Sound off for Justice
Des Hudson Chief Executive of the Law Society, commenting on the letter from the Dowler family, said
“…they have succeeded in making it clear to the Prime Minister that it is ordinary families with terrible life challenges that will be impacted the most. They will be the losers. As a society we need to protect them and their access to justice. The only winners from the Government’s proposed changes…will be insurance companies and large corporations, that will now have to pay out hundreds of millions of Pounds less when they commit negligence or other wrongs, such as illegal phone tapping. The losers will be victims of wrongdoing, who will in future be simply too intimidated by the financial risks to seeking redress”.
The Law Society has now launched a new website and a public campaign promoting alternative reforms: www.soundoffforjustice.org
But for CFAs many cases of media abuse (the phone-hacking scandal being the major and current example) would not have been exposed. Some newspapers have a habit of dragging out cases for years to deter individuals from pursuing claims, taking advantage of the vast disparity in resources between the Press and the claimant. In the phone-hacking scandal it took the News of the World four years to admit the scandal was not limited to just one rogue reporter. It did so only when it was faced with overwhelming evidence obtained through civil court action largely funded by lawyers acting for clients under CFAs.

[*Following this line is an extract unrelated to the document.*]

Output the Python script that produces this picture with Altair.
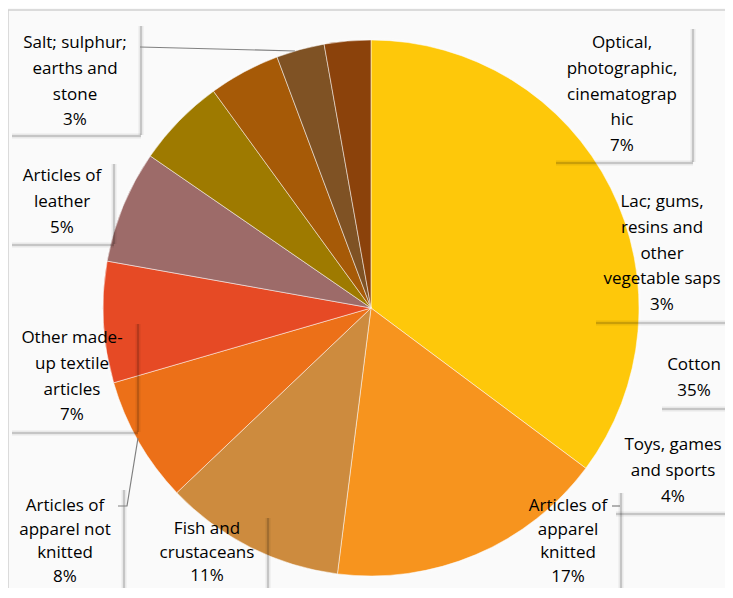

Lawyers acting under CFAs currently provide the only effective form of regulation against press abuses for the individual of modest means, i.e for holding to account serious abuses by the press of their considerable power.
Many argue that CFAs and the availability of ATE insurance must be preserved in media cases and the Legal Aid Bill must be amended. So far the Government shows no sign of changing course. Is it too much to hope that there will be full debate in the House of Lords and a change of heart or defeat of the proposals?